§ SOURCE EXCERPT
++++

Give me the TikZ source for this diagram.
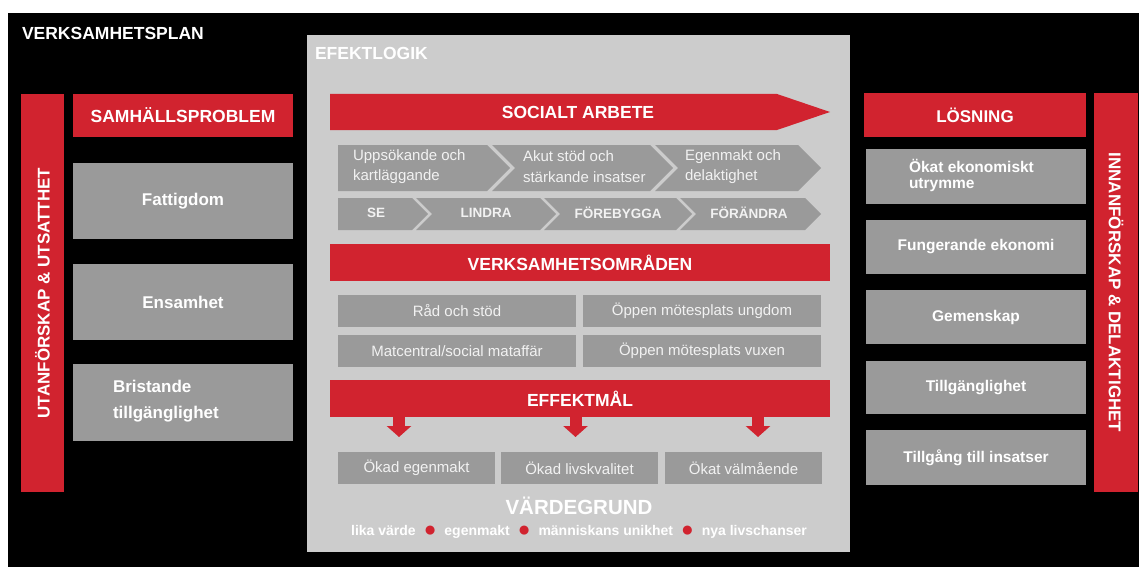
\documentclass[tikz,border=0pt]{standalone}
\usepackage{fontspec}
\setmainfont{Liberation Sans}
\usetikzlibrary{arrows.meta}
\definecolor{cred}{RGB}{209,35,47}
\definecolor{bgray}{RGB}{154,154,154}
\definecolor{pgray}{RGB}{204,204,204}
\definecolor{tw}{RGB}{242,242,242}
\newcommand{\hdfont}{\bfseries\fontsize{17.5}{20}\selectfont}
\newcommand{\lcfont}{\bfseries\fontsize{17}{20}\selectfont}
\newcommand{\rcfont}{\bfseries\fontsize{15.5}{16}\selectfont}
\newcommand{\rgfont}{\fontsize{15}{20.5}\selectfont}
\newcommand{\chfont}{\bfseries\fontsize{13.5}{16}\selectfont}
\newcommand{\redbullet}{\hspace{8pt}{\color{cred}\fontsize{21}{16}\selectfont\raisebox{-1.5pt}{●}}\hspace{8pt}}
\begin{document}
\begin{tikzpicture}[x=1pt,y=-1pt,
  every node/.style={inner sep=0pt,outer sep=0pt},
  redbox/.style={fill=cred,anchor=north west,text=white,font=\hdfont},
  graybox/.style={fill=bgray,anchor=north west,text=white},
  lbl/.style={text=white,font=\hdfont},
  sublbl/.style={text=tw,font=\rgfont},
  chev/.style={fill=bgray},
  fatarrow/.style={draw=cred,line width=12pt,-{Triangle[width=24pt,length=11pt]}},
]
\useasboundingbox (0,0) rectangle (1139,567);
\fill[white] (0,0) rectangle (1139,567);
\fill[black] (8,13) rectangle (1139,567);

\node[lbl,anchor=west] (title) at (22,33) {VERKSAMHETSPLAN};

% central panel
\node[fill=pgray,anchor=north west,minimum width=543pt,minimum height=517pt] (panel) at (307,35) {};
\node[lbl,anchor=west] (eftitle) at (315,53) {EFEKTLOGIK};

% left column
\node[redbox,minimum width=43pt,minimum height=398pt] (lbar) at (21,94) {};
\node[lbl,rotate=90,font=\lcfont] (lbart) at (lbar.center) {UTANFÖRSKAP \& UTSATTHET};
\node[redbox,minimum width=220pt,minimum height=43pt] (samh) at (73,94) {SAMHÄLLSPROBLEM};
\node[graybox,minimum width=220pt,minimum height=76pt,font=\lcfont] (fatt) at (73,163) {Fattigdom};
\node[graybox,minimum width=220pt,minimum height=76pt,font=\lcfont] (ens) at (73,264) {Ensamhet};
\node[graybox,minimum width=220pt,minimum height=77pt] (brist) at (73,364) {};
\node[lbl,anchor=west,align=left,font=\bfseries\fontsize{17}{26.5}\selectfont] (bristt) at (113,401) {Bristande\\tillgänglighet};

% right column
\node[redbox,minimum width=44pt,minimum height=399pt] (rbar) at (1094,93) {};
\node[lbl,rotate=-90,font=\lcfont] (rbart) at (rbar.center) {INNANFÖRSKAP \& DELAKTIGHET};
\node[redbox,minimum width=222pt,minimum height=44pt,font=\lcfont] (los) at (864,93) {LÖSNING};
\node[graybox,minimum width=220pt,minimum height=55pt] (r1) at (866,149) {};
\node[lbl,anchor=west,align=left,font=\rcfont] (r1t) at (909,175.5) {Ökat ekonomiskt\\utrymme};
\node[graybox,minimum width=220pt,minimum height=54pt,font=\rcfont] (r2) at (866,220) {Fungerande ekonomi};
\node[graybox,minimum width=220pt,minimum height=54pt,font=\rcfont] (r3) at (866,290) {Gemenskap};
\node[graybox,minimum width=220pt,minimum height=53pt,font=\rcfont] (r4) at (866,361) {Tillgänglighet};
\node[graybox,minimum width=220pt,minimum height=55pt,font=\rcfont] (r5) at (866,430) {Tillgång till insatser};

% social work arrow
\fill[cred] (330,94) -- (777,94) -- (830,112) -- (777,130) -- (330,130) -- cycle;
\node[lbl] (soc) at (578,112) {SOCIALT ARBETE};

% chevron row 1
\fill[chev] (338,145) -- (487,145) -- (510,168) -- (487,191) -- (338,191) -- cycle;
\fill[chev] (492,145) -- (650,145) -- (673,168) -- (650,191) -- (492,191) -- (515,168) -- cycle;
\fill[chev] (655,145) -- (798,145) -- (821,168) -- (798,191) -- (655,191) -- (678,168) -- cycle;
\node[sublbl,anchor=west,align=left] (c1) at (353,166.5) {Uppsökande och\\kartläggande};
\node[sublbl,anchor=west,align=left] (c2) at (523,166.5) {Akut stöd och\\stärkande insatser};
\node[sublbl,anchor=west,align=left] (c3) at (685,166.5) {Egenmakt och\\delaktighet};

% chevron row 2
\fill[chev] (338,198) -- (412,198) -- (428,214) -- (412,230) -- (338,230) -- cycle;
\fill[chev] (416,198) -- (540,198) -- (556,214) -- (540,230) -- (416,230) -- (432,214) -- cycle;
\fill[chev] (544,198) -- (676,198) -- (692,214) -- (676,230) -- (544,230) -- (560,214) -- cycle;
\fill[chev] (680,198) -- (805,198) -- (821,214) -- (805,230) -- (680,230) -- (696,214) -- cycle;
\node[text=tw,font=\chfont] (se) at (376,213) {SE};
\node[text=tw,font=\chfont] (lindra) at (486,213) {LINDRA};
\node[text=tw,font=\chfont] (foreb) at (618,213) {FÖREBYGGA};
\node[text=tw,font=\chfont] (forand) at (749,213) {FÖRÄNDRA};

% areas
\node[redbox,minimum width=500pt,minimum height=37pt] (vo) at (330,244) {VERKSAMHETSOMRÅDEN};
\node[graybox,sublbl,minimum width=238pt,minimum height=32pt] (a1) at (338,295) {Råd och stöd};
\node[graybox,sublbl,minimum width=238pt,minimum height=32pt] (a2) at (583,295) {Öppen mötesplats ungdom};
\node[graybox,sublbl,minimum width=238pt,minimum height=32pt] (a3) at (338,335) {Matcentral/social mataffär};
\node[graybox,sublbl,minimum width=238pt,minimum height=32pt] (a4) at (583,335) {Öppen mötesplats vuxen};

% effect goals
\node[redbox,minimum width=500pt,minimum height=37pt] (em) at (330,380) {EFFEKTMÅL};
\node[graybox,sublbl,minimum width=157pt,minimum height=32pt] (o1) at (338,452) {Ökad egenmakt};
\node[graybox,sublbl,minimum width=157pt,minimum height=32pt] (o2) at (501,452) {Ökad livskvalitet};
\node[graybox,sublbl,minimum width=157pt,minimum height=32pt] (o3) at (665,452) {Ökat välmående};
\coordinate (t1) at (399,437);
\coordinate (t2) at (575.5,437);
\coordinate (t3) at (758,437);
\draw[fatarrow] (em.south -| t1) -- (t1);
\draw[fatarrow] (em.south -| t2) -- (t2);
\draw[fatarrow] (em.south -| t3) -- (t3);

% values
\node[text=white,font=\bfseries\fontsize{20.5}{24}\selectfont] (vg) at (579,506) {VÄRDEGRUND};
\node[text=white,font=\bfseries\fontsize{14}{16}\selectfont] (vals) at (579,531.5)
  {lika värde\redbullet egenmakt\redbullet människans unikhet\redbullet nya livschanser};
\end{tikzpicture}
\end{document}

++++

§ GIVEN TASK
Return to the listing above and set it down exactly, leaving out its pictures.

§ TASK SOLUTION
Give me the TikZ source for this diagram.
\documentclass[tikz,border=0pt]{standalone}
\usepackage{fontspec}
\setmainfont{Liberation Sans}
\usetikzlibrary{arrows.meta}
\definecolor{cred}{RGB}{209,35,47}
\definecolor{bgray}{RGB}{154,154,154}
\definecolor{pgray}{RGB}{204,204,204}
\definecolor{tw}{RGB}{242,242,242}
\newcommand{\hdfont}{\bfseries\fontsize{17.5}{20}\selectfont}
\newcommand{\lcfont}{\bfseries\fontsize{17}{20}\selectfont}
\newcommand{\rcfont}{\bfseries\fontsize{15.5}{16}\selectfont}
\newcommand{\rgfont}{\fontsize{15}{20.5}\selectfont}
\newcommand{\chfont}{\bfseries\fontsize{13.5}{16}\selectfont}
\newcommand{\redbullet}{\hspace{8pt}{\color{cred}\fontsize{21}{16}\selectfont\raisebox{-1.5pt}{●}}\hspace{8pt}}
\begin{document}
\begin{tikzpicture}[x=1pt,y=-1pt,
  every node/.style={inner sep=0pt,outer sep=0pt},
  redbox/.style={fill=cred,anchor=north west,text=white,font=\hdfont},
  graybox/.style={fill=bgray,anchor=north west,text=white},
  lbl/.style={text=white,font=\hdfont},
  sublbl/.style={text=tw,font=\rgfont},
  chev/.style={fill=bgray},
  fatarrow/.style={draw=cred,line width=12pt,-{Triangle[width=24pt,length=11pt]}},
]
\useasboundingbox (0,0) rectangle (1139,567);
\fill[white] (0,0) rectangle (1139,567);
\fill[black] (8,13) rectangle (1139,567);

\node[lbl,anchor=west] (title) at (22,33) {VERKSAMHETSPLAN};

% central panel
\node[fill=pgray,anchor=north west,minimum width=543pt,minimum height=517pt] (panel) at (307,35) {};
\node[lbl,anchor=west] (eftitle) at (315,53) {EFEKTLOGIK};

% left column
\node[redbox,minimum width=43pt,minimum height=398pt] (lbar) at (21,94) {};
\node[lbl,rotate=90,font=\lcfont] (lbart) at (lbar.center) {UTANFÖRSKAP \& UTSATTHET};
\node[redbox,minimum width=220pt,minimum height=43pt] (samh) at (73,94) {SAMHÄLLSPROBLEM};
\node[graybox,minimum width=220pt,minimum height=76pt,font=\lcfont] (fatt) at (73,163) {Fattigdom};
\node[graybox,minimum width=220pt,minimum height=76pt,font=\lcfont] (ens) at (73,264) {Ensamhet};
\node[graybox,minimum width=220pt,minimum height=77pt] (brist) at (73,364) {};
\node[lbl,anchor=west,align=left,font=\bfseries\fontsize{17}{26.5}\selectfont] (bristt) at (113,401) {Bristande\\tillgänglighet};

% right column
\node[redbox,minimum width=44pt,minimum height=399pt] (rbar) at (1094,93) {};
\node[lbl,rotate=-90,font=\lcfont] (rbart) at (rbar.center) {INNANFÖRSKAP \& DELAKTIGHET};
\node[redbox,minimum width=222pt,minimum height=44pt,font=\lcfont] (los) at (864,93) {LÖSNING};
\node[graybox,minimum width=220pt,minimum height=55pt] (r1) at (866,149) {};
\node[lbl,anchor=west,align=left,font=\rcfont] (r1t) at (909,175.5) {Ökat ekonomiskt\\utrymme};
\node[graybox,minimum width=220pt,minimum height=54pt,font=\rcfont] (r2) at (866,220) {Fungerande ekonomi};
\node[graybox,minimum width=220pt,minimum height=54pt,font=\rcfont] (r3) at (866,290) {Gemenskap};
\node[graybox,minimum width=220pt,minimum height=53pt,font=\rcfont] (r4) at (866,361) {Tillgänglighet};
\node[graybox,minimum width=220pt,minimum height=55pt,font=\rcfont] (r5) at (866,430) {Tillgång till insatser};

% social work arrow
\fill[cred] (330,94) -- (777,94) -- (830,112) -- (777,130) -- (330,130) -- cycle;
\node[lbl] (soc) at (578,112) {SOCIALT ARBETE};

% chevron row 1
\fill[chev] (338,145) -- (487,145) -- (510,168) -- (487,191) -- (338,191) -- cycle;
\fill[chev] (492,145) -- (650,145) -- (673,168) -- (650,191) -- (492,191) -- (515,168) -- cycle;
\fill[chev] (655,145) -- (798,145) -- (821,168) -- (798,191) -- (655,191) -- (678,168) -- cycle;
\node[sublbl,anchor=west,align=left] (c1) at (353,166.5) {Uppsökande och\\kartläggande};
\node[sublbl,anchor=west,align=left] (c2) at (523,166.5) {Akut stöd och\\stärkande insatser};
\node[sublbl,anchor=west,align=left] (c3) at (685,166.5) {Egenmakt och\\delaktighet};

% chevron row 2
\fill[chev] (338,198) -- (412,198) -- (428,214) -- (412,230) -- (338,230) -- cycle;
\fill[chev] (416,198) -- (540,198) -- (556,214) -- (540,230) -- (416,230) -- (432,214) -- cycle;
\fill[chev] (544,198) -- (676,198) -- (692,214) -- (676,230) -- (544,230) -- (560,214) -- cycle;
\fill[chev] (680,198) -- (805,198) -- (821,214) -- (805,230) -- (680,230) -- (696,214) -- cycle;
\node[text=tw,font=\chfont] (se) at (376,213) {SE};
\node[text=tw,font=\chfont] (lindra) at (486,213) {LINDRA};
\node[text=tw,font=\chfont] (foreb) at (618,213) {FÖREBYGGA};
\node[text=tw,font=\chfont] (forand) at (749,213) {FÖRÄNDRA};

% areas
\node[redbox,minimum width=500pt,minimum height=37pt] (vo) at (330,244) {VERKSAMHETSOMRÅDEN};
\node[graybox,sublbl,minimum width=238pt,minimum height=32pt] (a1) at (338,295) {Råd och stöd};
\node[graybox,sublbl,minimum width=238pt,minimum height=32pt] (a2) at (583,295) {Öppen mötesplats ungdom};
\node[graybox,sublbl,minimum width=238pt,minimum height=32pt] (a3) at (338,335) {Matcentral/social mataffär};
\node[graybox,sublbl,minimum width=238pt,minimum height=32pt] (a4) at (583,335) {Öppen mötesplats vuxen};

% effect goals
\node[redbox,minimum width=500pt,minimum height=37pt] (em) at (330,380) {EFFEKTMÅL};
\node[graybox,sublbl,minimum width=157pt,minimum height=32pt] (o1) at (338,452) {Ökad egenmakt};
\node[graybox,sublbl,minimum width=157pt,minimum height=32pt] (o2) at (501,452) {Ökad livskvalitet};
\node[graybox,sublbl,minimum width=157pt,minimum height=32pt] (o3) at (665,452) {Ökat välmående};
\coordinate (t1) at (399,437);
\coordinate (t2) at (575.5,437);
\coordinate (t3) at (758,437);
\draw[fatarrow] (em.south -| t1) -- (t1);
\draw[fatarrow] (em.south -| t2) -- (t2);
\draw[fatarrow] (em.south -| t3) -- (t3);

% values
\node[text=white,font=\bfseries\fontsize{20.5}{24}\selectfont] (vg) at (579,506) {VÄRDEGRUND};
\node[text=white,font=\bfseries\fontsize{14}{16}\selectfont] (vals) at (579,531.5)
  {lika värde\redbullet egenmakt\redbullet människans unikhet\redbullet nya livschanser};
\end{tikzpicture}
\end{document}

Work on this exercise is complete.